Total Cost: $33,893 / $15.69 per square foot

The analysis of this job shows that it is slightly above the median cost for paver driveways, but certainly within what would be expected. Increases in excavating the property and trucking materials to the site were the primary cause of the modestly higher cost.

Getting Paver Driveway Estimates

As you browse paver driveway estimates online, you’ll find quite a range. It is sometimes impossible to know what is included in the estimate and what is not part of it.

We provide you with detailed information that produces an accurate estimate based on what needs to be done on your project. Our goal is to assist you in comparing driveway costs for pavers, asphalt and concrete, so you can make an educated choice.

When you are ready to entertain bids for the job, we suggest contacting at least three contractors, and let them know that they are competing for the work. Get references. Ask for addresses of driveways they’ve done recently and 5-15 years earlier, to see how they’re holding up.

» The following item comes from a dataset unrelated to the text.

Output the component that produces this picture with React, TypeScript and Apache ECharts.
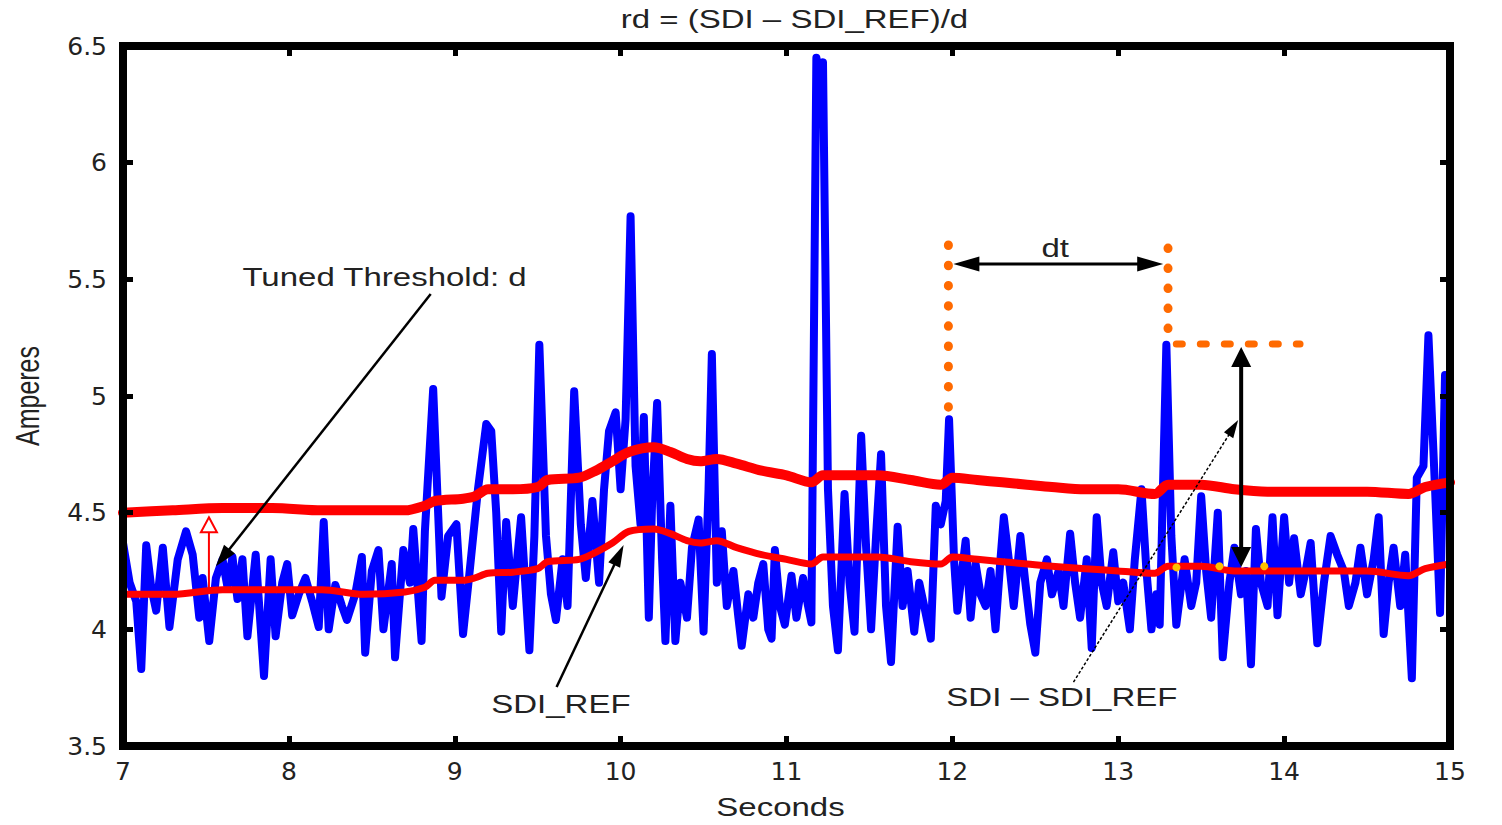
import React, { useEffect, useRef } from "react";
import * as echarts from "echarts";

// ---------- data ----------
const sdiTime = [
  7.0, 7.04, 7.08, 7.11, 7.14, 7.17, 7.2, 7.24, 7.28, 7.33, 7.38, 7.42, 7.46, 7.48, 7.52, 7.56, 7.6, 7.63, 7.66, 7.69,
  7.72, 7.75, 7.8, 7.85, 7.89, 7.92, 7.96, 7.99, 8.02, 8.06, 8.1, 8.14, 8.18, 8.21, 8.24, 8.28, 8.32, 8.35, 8.4, 8.44,
  8.46, 8.5, 8.54, 8.57, 8.62, 8.64, 8.69, 8.73, 8.75, 8.8, 8.82, 8.87, 8.92, 8.96, 9.01, 9.05, 9.09, 9.14, 9.19, 9.22,
  9.25, 9.28, 9.31, 9.35, 9.4, 9.45, 9.48, 9.51, 9.55, 9.58, 9.61, 9.65, 9.68, 9.72, 9.76, 9.79, 9.83, 9.87, 9.9, 9.93,
  9.97, 10.0, 10.03, 10.06, 10.09, 10.12, 10.14, 10.17, 10.19, 10.22, 10.25, 10.27, 10.3, 10.33, 10.36, 10.4, 10.43, 10.47, 10.5, 10.53,
  10.55, 10.58, 10.61, 10.64, 10.68, 10.71, 10.73, 10.77, 10.8, 10.83, 10.86, 10.89, 10.91, 10.93, 10.96, 10.99, 11.03, 11.06, 11.1, 11.13,
  11.15, 11.18, 11.2, 11.22, 11.25, 11.28, 11.31, 11.35, 11.38, 11.41, 11.45, 11.48, 11.51, 11.54, 11.57, 11.6, 11.63, 11.67, 11.7, 11.73,
  11.77, 11.8, 11.83, 11.87, 11.9, 11.93, 11.96, 11.98, 12.01, 12.03, 12.05, 12.08, 12.11, 12.14, 12.17, 12.2, 12.23, 12.26, 12.29, 12.31,
  12.34, 12.37, 12.41, 12.44, 12.47, 12.5, 12.53, 12.57, 12.6, 12.64, 12.67, 12.71, 12.74, 12.77, 12.81, 12.84, 12.87, 12.9, 12.93, 12.97,
  13.0, 13.03, 13.07, 13.1, 13.14, 13.17, 13.2, 13.23, 13.25, 13.29, 13.32, 13.35, 13.4, 13.44, 13.47, 13.5, 13.53, 13.56, 13.6, 13.63,
  13.67, 13.7, 13.74, 13.77, 13.8, 13.83, 13.86, 13.9, 13.93, 13.96, 14.0, 14.03, 14.06, 14.1, 14.13, 14.16, 14.2, 14.24, 14.28, 14.32,
  14.36, 14.39, 14.43, 14.46, 14.5, 14.54, 14.57, 14.6, 14.63, 14.66, 14.7, 14.73, 14.77, 14.8, 14.84, 14.87, 14.91, 14.94, 14.97, 15.0,
];
const sdiAmps = [
  4.37, 4.2, 4.12, 3.83, 4.36, 4.18, 4.08, 4.35, 4.01, 4.3, 4.42, 4.32, 4.05, 4.22, 3.95, 4.22, 4.3, 4.18, 4.31, 4.13,
  4.3, 3.97, 4.32, 3.8, 4.3, 3.97, 4.2, 4.28, 4.06, 4.15, 4.22, 4.12, 4.01, 4.46, 4.0, 4.19, 4.1, 4.04, 4.15, 4.31,
  3.9, 4.25, 4.34, 4.0, 4.28, 3.88, 4.34, 4.2, 4.43, 3.95, 4.42, 5.03, 4.14, 4.4, 4.45, 3.98, 4.25, 4.6, 4.88, 4.85,
  4.5, 3.99, 4.46, 4.1, 4.48, 3.91, 4.4, 5.22, 4.4, 4.15, 4.04, 4.3, 4.1, 5.02, 4.45, 4.22, 4.55, 4.2, 4.6, 4.85,
  4.93, 4.6, 4.9, 5.77, 4.7, 4.45, 4.91, 4.05, 4.55, 4.97, 4.3, 3.95, 4.53, 3.95, 4.2, 4.05, 4.35, 4.47, 3.99, 4.6,
  5.18, 4.2, 4.42, 4.1, 4.25, 4.05, 3.93, 4.15, 4.05, 4.2, 4.28, 4.0, 3.96, 4.34, 4.1, 4.02, 4.23, 4.05, 4.22, 4.1,
  4.03, 6.45, 6.38, 6.43, 4.6, 4.1, 3.91, 4.58, 4.2, 3.99, 4.83, 4.35, 4.0, 4.4, 4.75, 4.1, 3.86, 4.44, 4.1, 4.25,
  3.99, 4.2, 4.1, 3.96, 4.53, 4.45, 4.55, 4.9, 4.3, 4.08, 4.2, 4.38, 4.05, 4.28, 4.15, 4.1, 4.25, 4.0, 4.3, 4.48,
  4.3, 4.1, 4.4, 4.2, 4.02, 3.9, 4.2, 4.3, 4.15, 4.25, 4.1, 4.41, 4.2, 4.05, 4.3, 3.92, 4.48, 4.2, 4.1, 4.33,
  4.12, 4.2, 4.0, 4.3, 4.6, 4.25, 4.0, 4.15, 4.02, 5.22, 4.4, 4.02, 4.3, 4.1, 4.2, 4.57, 4.25, 4.05, 4.5, 3.88,
  4.2, 4.35, 4.15, 4.25, 3.85, 4.43, 4.2, 4.1, 4.48, 4.06, 4.48, 4.2, 4.39, 4.15, 4.25, 4.37, 3.94, 4.2, 4.4, 4.32,
  4.25, 4.1, 4.2, 4.35, 4.15, 4.3, 4.48, 3.98, 4.2, 4.35, 4.1, 4.32, 3.79, 4.65, 4.7, 5.26, 4.6, 4.07, 5.09, 4.95,
];

const refTime = [
  7.0, 7.3, 7.6, 7.9, 8.2, 8.45, 8.7, 8.82, 8.88, 9.05, 9.12, 9.2, 9.35, 9.5, 9.56, 9.75, 9.85, 9.95, 10.05, 10.2,
  10.3, 10.4, 10.48, 10.58, 10.7, 10.85, 11.0, 11.15, 11.22, 11.4, 11.55, 11.75, 11.93, 12.0, 12.15, 12.3, 12.45, 12.6, 12.8, 13.0,
  13.22, 13.3, 13.5, 13.7, 13.9, 14.2, 14.5, 14.75, 14.85, 15.0,
];
const sdiRef = [
  4.15, 4.15, 4.17, 4.17, 4.17, 4.15, 4.16, 4.18, 4.21, 4.21, 4.22, 4.24, 4.245, 4.26, 4.29, 4.3, 4.33, 4.37, 4.42, 4.43,
  4.41, 4.38, 4.37, 4.38, 4.35, 4.32, 4.3, 4.28, 4.31, 4.31, 4.31, 4.29, 4.28, 4.31, 4.3, 4.29, 4.28, 4.27, 4.26, 4.25,
  4.24, 4.27, 4.27, 4.25, 4.25, 4.25, 4.25, 4.23, 4.26, 4.28,
];
const threshold = [
  4.5, 4.51, 4.52, 4.52, 4.51, 4.51, 4.51, 4.53, 4.55, 4.56, 4.57, 4.6, 4.6, 4.61, 4.64, 4.65, 4.68, 4.72, 4.76, 4.78,
  4.76, 4.73, 4.72, 4.73, 4.71, 4.68, 4.66, 4.63, 4.66, 4.66, 4.66, 4.64, 4.62, 4.65, 4.64, 4.63, 4.62, 4.61, 4.6, 4.6,
  4.58, 4.62, 4.62, 4.6, 4.59, 4.59, 4.59, 4.58, 4.61, 4.63,
];

// annotation anchors, in data units (seconds, amperes)
const labelTexts = ["Tuned Threshold: d", "SDI_REF", "SDI \u2013 SDI_REF", "dt"];
const labelAt = [[7.72, 5.51], [9.64, 3.676], [12.66, 3.71], [12.62, 5.634]];
const labelAlign = ["left", "center", "center", "center"];
const arrowTuned = [[8.855, 5.437], [7.56, 4.27]];
const arrowRef = [[9.614, 3.753], [10.018, 4.361]];
const arrowDiff = [[12.73, 3.774], [13.723, 4.897]];
const arrowD = [[7.518, 4.169], [7.518, 4.48]];
const arrowRange = [[13.741, 4.267], [13.741, 5.21]];
const arrowDt = [[12.006, 5.566], [13.271, 5.566]];
const dotLine1 = [[11.976, 5.647], [11.976, 4.94]];
const dotLine2 = [[13.3, 5.634], [13.3, 5.261]];
const dashLine = [[13.35, 5.223], [14.096, 5.223]];
const yellowDotTime = [13.35, 13.61, 13.88];
const yellowDotAmps = [4.27, 4.27, 4.27];

const TITLE = "rd = (SDI \u2013 SDI_REF)/d";
const X_NAME = "Seconds";
const Y_NAME = "Amperes";

const TXT = "#222";
const FONT = "Liberation Sans, Arial, sans-serif";
const SX = 1.32;

function axisBase(extra: any) {
  return {
    type: "value",
    axisLine: { show: true, onZero: false, lineStyle: { color: "#000", width: 8, cap: "square" } },
    axisTick: { show: true, inside: true, length: 10, lineStyle: { color: "#000", width: 5 } },
    splitLine: { show: false },
    z: 10,
    ...extra,
  };
}

const labelStyle = { fontFamily: "DejaVu Sans", fontSize: 25, color: TXT };

export default function App() {
  const ref = useRef<HTMLDivElement>(null);
  useEffect(() => {
    const chart = echarts.init(ref.current!, null, { renderer: "svg" });
    const option: any = {
      animation: false,
      backgroundColor: "#fff",
      grid: { left: 123, right: 52, top: 46, bottom: 79, containLabel: false },
      xAxis: [
        axisBase({ min: 7, max: 15, interval: 1, position: "bottom",
          axisLabel: { ...labelStyle, margin: 13, showMinLabel: true, showMaxLabel: true } }),
        axisBase({ min: 7, max: 15, interval: 1, position: "top", axisLabel: { show: false } }),
      ],
      yAxis: [
        axisBase({ min: 3.5, max: 6.5, interval: 0.5, position: "left",
          axisLabel: { ...labelStyle, margin: 16, showMinLabel: true, showMaxLabel: true } }),
        axisBase({ min: 3.5, max: 6.5, interval: 0.5, position: "right", axisLabel: { show: false } }),
      ],
      series: [
        {
          name: "SDI", type: "line", xAxisIndex: 0, yAxisIndex: 0, showSymbol: false, z: 2,
          data: sdiTime.map((t, i) => [t, sdiAmps[i]]),
          lineStyle: { color: "#0000ff", width: 8, join: "round", cap: "round" },
        },
        {
          name: "Threshold", type: "line", showSymbol: false, z: 3, smooth: 0.3,
          data: refTime.map((t, i) => [t, threshold[i]]),
          lineStyle: { color: "#ff0000", width: 10, cap: "round", join: "round" },
        },
        {
          name: "SDI_REF", type: "line", showSymbol: false, z: 3, smooth: 0.3,
          data: refTime.map((t, i) => [t, sdiRef[i]]),
          lineStyle: { color: "#ff0000", width: 7, cap: "round", join: "round" },
        },
      ],
    };
    chart.setOption(option);

    const P = (p: number[]) => chart.convertToPixel({ seriesIndex: 0 }, p) as number[];
    const g: any[] = [];
    const Z = 100;

    const headPoly = (tip: number[], from: number[], len: number, wid: number, style: any) => {
      const dx = tip[0] - from[0], dy = tip[1] - from[1];
      const L = Math.hypot(dx, dy) || 1;
      const ux = dx / L, uy = dy / L;
      const bx = tip[0] - ux * len, by = tip[1] - uy * len;
      const px = -uy, py = ux;
      return {
        type: "polygon", z: Z,
        shape: { points: [[tip[0], tip[1]], [bx + (px * wid) / 2, by + (py * wid) / 2], [bx - (px * wid) / 2, by - (py * wid) / 2]] },
        style,
      };
    };
    const shorten = (tip: number[], from: number[], d: number) => {
      const dx = tip[0] - from[0], dy = tip[1] - from[1];
      const L = Math.hypot(dx, dy) || 1;
      return [tip[0] - (dx / L) * d, tip[1] - (dy / L) * d];
    };
    const arrow = (seg: number[][], o: any) => {
      const a = P(seg[0]), b = P(seg[1]);
      const b2 = shorten(b, a, o.len * 0.8);
      const a2 = o.double ? shorten(a, b, o.len * 0.8) : a;
      g.push({ type: "line", z: Z, shape: { x1: a2[0], y1: a2[1], x2: b2[0], y2: b2[1] },
        style: { stroke: o.color, lineWidth: o.width, lineDash: o.dash || null } });
      g.push(headPoly(b, a, o.len, o.wid, o.headStyle || { fill: o.color }));
      if (o.double) g.push(headPoly(a, b, o.len, o.wid, o.headStyle || { fill: o.color }));
    };

    arrow(arrowTuned, { color: "#000", width: 2.5, len: 22, wid: 14 });
    arrow(arrowRef, { color: "#000", width: 2.5, len: 22, wid: 13 });
    arrow(arrowDiff, { color: "#000", width: 1.5, len: 18, wid: 11, dash: [3, 2] });
    arrow(arrowRange, { color: "#000", width: 4, len: 20, wid: 20, double: true });
    arrow(arrowDt, { color: "#000", width: 3, len: 26, wid: 15, double: true });
    arrow(arrowD, { color: "#ff0000", width: 2, len: 15, wid: 16, headStyle: { fill: "#fff", stroke: "#ff0000", lineWidth: 2 } });

    const lineEl = (seg: number[][], style: any) => {
      const a = P(seg[0]), b = P(seg[1]);
      g.push({ type: "line", z: Z, shape: { x1: a[0], y1: a[1], x2: b[0], y2: b[1] }, style });
    };
    const orange = "#ff6a00";
    lineEl(dotLine1, { stroke: orange, lineWidth: 9, lineDash: [0.5, 19.7], lineCap: "round" });
    lineEl(dotLine2, { stroke: orange, lineWidth: 9, lineDash: [0.5, 19.5], lineCap: "round" });
    lineEl(dashLine, { stroke: orange, lineWidth: 7, lineDash: [6, 18], lineCap: "round" });

    yellowDotTime.forEach((t, i) => {
      const c = P([t, yellowDotAmps[i]]);
      g.push({ type: "circle", z: Z, shape: { cx: c[0], cy: c[1], r: 4 }, style: { fill: "#ffc000" } });
    });

    labelTexts.forEach((txt, i) => {
      const c = P(labelAt[i]);
      g.push({
        type: "text", z: Z, x: c[0], y: c[1], scaleX: SX,
        style: { text: txt, fontFamily: FONT, fontSize: 25, fill: TXT, align: labelAlign[i], verticalAlign: "middle" },
      });
    });

    // title and axis names (layout text, outside the plot)
    const tl = P([7, 6.5]), br = P([15, 3.5]);
    g.push({ type: "text", z: Z, x: (tl[0] + br[0]) / 2 + 8, y: tl[1] - 27, scaleX: SX,
      style: { text: TITLE, fontFamily: FONT, fontSize: 25, fill: TXT, align: "center", verticalAlign: "middle" } });
    g.push({ type: "text", z: Z, x: (tl[0] + br[0]) / 2 - 6, y: br[1] + 49, scaleX: SX,
      style: { text: X_NAME, fontFamily: FONT, fontSize: 25, fill: TXT, align: "center", verticalAlign: "top" } });
    g.push({ type: "text", z: Z, x: 28, y: (tl[1] + br[1]) / 2, rotation: Math.PI / 2, scaleY: SX,
      style: { text: Y_NAME, fontFamily: FONT, fontSize: 25, fill: TXT, align: "center", verticalAlign: "middle" } });

    chart.setOption({ graphic: { elements: g } });
    return () => chart.dispose();
  }, []);
  return (
    <div
      ref={ref}
      style={{ position: "fixed", left: 0, top: 0, width: 1502, height: 825, background: "#fff" }}
    />
  );
}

This due diligence gives you the best opportunity to get competitive bids for quality work that will continue to look good in the years ahead.

Paver Driveway Maintenance and Repair

While paver driveways cost more than most, they require the least amount of maintenance.

Weeds will occasionally appear between the pavers. They can be pulled or eliminated with herbicide.

The rare broken paver can be extracted and replace. The process is far easier and less costly than patching concrete or asphalt.

Shoveling and plowing snow from paver stone driveways can sometimes cause damage to them. One solution to this potential problem is to install a system beneath the drive that will melt snow and ice. Both hydronic and electric systems are available. The system can be installed as part of the overall driveway installation. A heated driveway system costs $12-$22 per square foot, so it is a significant investment.

When properly installed and maintained, a paver driveway will last at least 35 years. Some have been in use for a century or more!